[geeks] Thoughts re: corporate software replacement

Andrew Weiss geeks at sunhelp.org
Wed Dec 12 11:25:16 CST 2001


On Tue, 11 Dec 2001, Greg A. Woods wrote:

> Pick your poison of SMTP server and add Cyrus-IMAP, and an LDAP server
> if you really think you need shared address books, etc.

Shared address books compatible with Outlook and Public Folders that are
members of distribution lists... that's about it... We have a company
calendar but nobody but myself uses it.

> Remote access == SSH, and/or a roaming IPsec client.

I know those solutions, I'm just looking for buzzword type experience with
Kerberos and other things... it would be total overkill but if I can say I
did it on my resume my honesty in interviews won't be so disabling.

I really hate saying that I don't have large environment experience... or
that I have Solaris experience (but then somehow have to refer back to the
fact that it was hobby experience with 2.5.1 back in college... and of
course I can't tell them why I had 600 users on my little AMD hybrid
5x86 133... hint XXX) ... eech.  And of course this system also sported
Linux, Openstep 4.2, and SCO Openserver 5 at different times as well.

> What are you waiting for?  Just get a decent enough server running Samba
> et al and begin moving things over to it!

a non depressing day where I've applied for enough jobs for the week that
I can sit back and read my Solaris text books or fiddle with systems.  I
have no backup servers just the production ones so I have to take them
offline in a planned and careful way in order to do this migration.

The CEO and CFO already know I want to trash NT and are firm believers in
Linux et al... etc.
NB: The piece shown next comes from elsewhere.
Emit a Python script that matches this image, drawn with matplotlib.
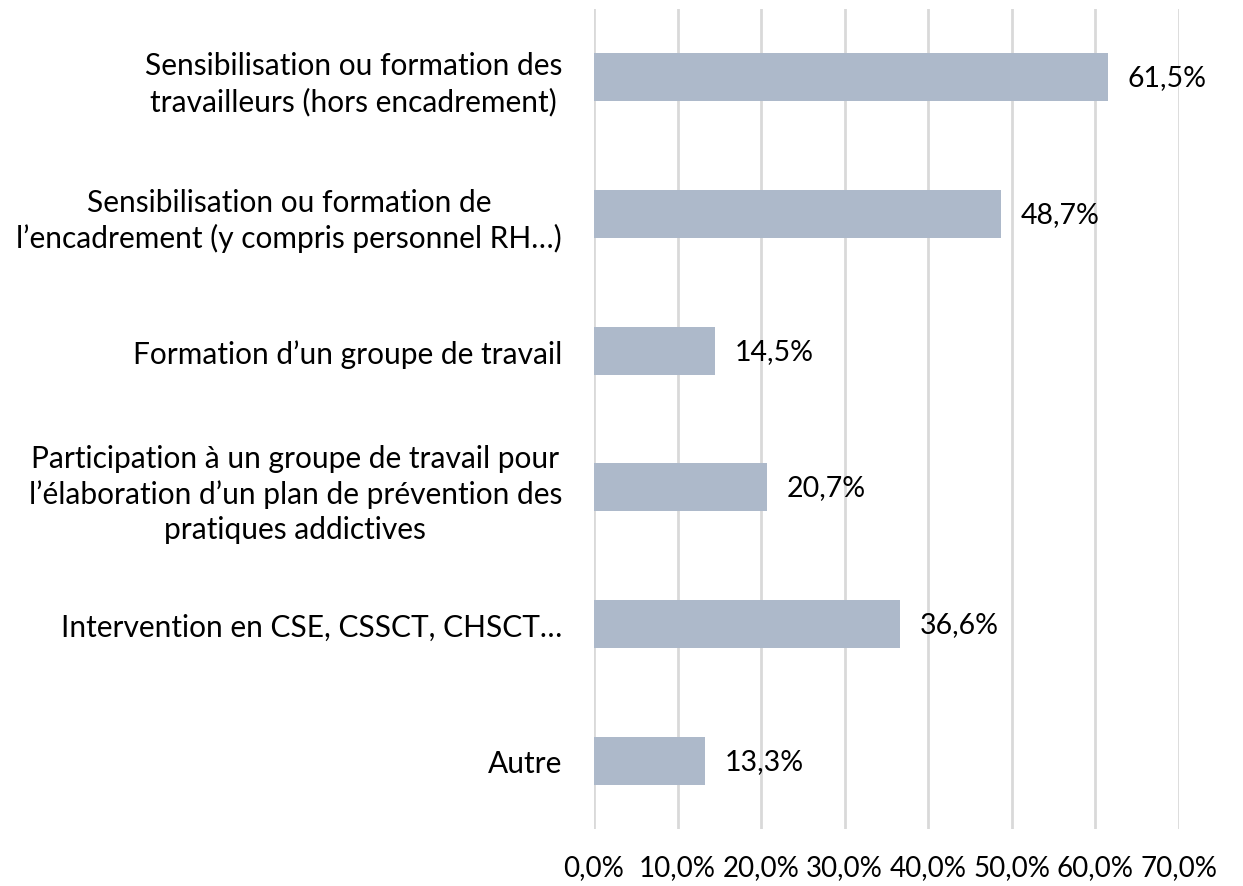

Our business is partially based on it... or was
supposed to be... and it will save them money in software licensing.

Andrew

------------------------------------------------------------------------
There are, of course, thousands of people who claim to be sys admins who
have the single "skill" of working it out from a gui tool. Ask these people
to move 500 users accounts or 300 virtual hosts from one machine to another
and they are as useful as chocolate firemen. -- Anonymous Coward on Slashdot
8/15/01

UNIX and cigarettes, both addictive and both contain tar.